As could some key national projects: The move “is likely to reduce the scope of projects connected to the new administrative capital and will probably delay short-term development progress around the El Dabaa nuclear plant,” he said.

The impact is expected to be large: Estimates from the Egyptian Federation of Building and Construction Contractors indicate that the sector could face losses in the range of EGP 40 bn (USD 1.34 bn) as a result of the cutbacks.

The good news: Construction giants have a healthy pipeline of projects. Orascom Construction reported (pdf) having a USD 5.7 bn backlog as of September and USD 3.1 bn of new awards. Around two-thirds of the backlog were projects in Egypt and almost three-quarters were for public-sector clients. Meanwhile, Hassan Allam Holding has a current backlog of more than USD 7 bn, it said (pdf) earlier this month and Elsewedy Electric announced a EGP 86.9 bn backlog in its 3Q earnings release (pdf), more than 25% of which was outside of Egypt. It also reported EGP 20.9 bn in new awards, almost all of which were in Egypt. Orascom declined to comment when we reached out. Representatives of Hassan Allam could not be reached.

Big players such as OC, Hassan Allam, and Elsewedy will have a bit of a cushion against the delay in new projects given the work they do outside Egypt. Contractors purely focused on the domestic market will be more impacted.

Economic conditions are tough for the industry right now: Liquidity problems, shortages of raw materials, soaring prices and rising borrowing costs are all weighing on the sector, prompting industry players to ask for longer deadlines and expedited payments.

Compensation is on the way: Late last year President Abdel Fattah El Sisi signed into law legislative amendments that allow contractors who have suffered losses on state projects due to recent economic reforms to receive compensation from the government.

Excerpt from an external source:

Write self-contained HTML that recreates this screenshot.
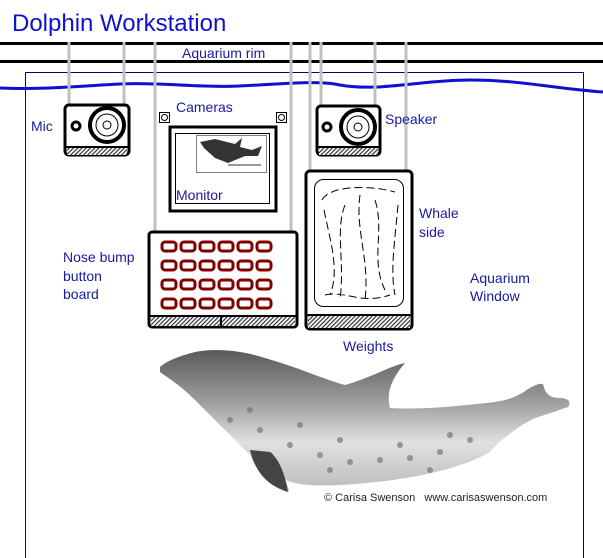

The upcoming round of compensation is expected to be around EGP 40 bn. The government also gave companies working on government projects a bit of breathing room by granting them a two-month extension on their deadlines.

The government has been on a construction spree: The state has spent bns of USD on new transport links, cities and power infrastructure in recent years, helping the construction sector to become one of the largest contributors to economic growth. The large FX spend on these projects has contributed to the current liquidity squeeze and pushed up inflation, leading to the government committing to cutbacks in talks with the IMF.

The cutbacks could be good for private-sector investment: The large amounts of public spending may have negative effects on Gulf investment interest in Egypt, S&P Global Market Intelligence Senior Economist Yasmine Ghozzi wrote in a recent report. “Gulf states are unlikely to facilitate additional investment into the private sector unless the government rationalizes un-costed, large mega projects.” Gulf interest in Egypt has picked up significantly over the past year, with sovereign wealth funds and private companies targeting a range of infrastructure projects including ports, energy facilities, and desalination plants.

Your top infrastructure stories for the week:

  • Real estate developers asked the government for a package of measures to help them overcome the economic crisis, including more favorable lending terms and looser rules for delivery times.
  • A Transport Ministry plan to hike the price of train tickets has been put on hold by President Abdel Fattah El Sisi.
  • Planned tenders for the Tenth of Ramadan dry port and a 20-MW solar plant in Hurghada have both been postponed to give bidders a chance to revise their figures.
  • Heliopolis Housing is putting its Heliopark project back out to tender after scrapping an agreement with Mountain View, citing higher real estate valuations.
  • President Abdel Fattah El Sisi defended government spending on national development projects in a speech on our recent economic challenges.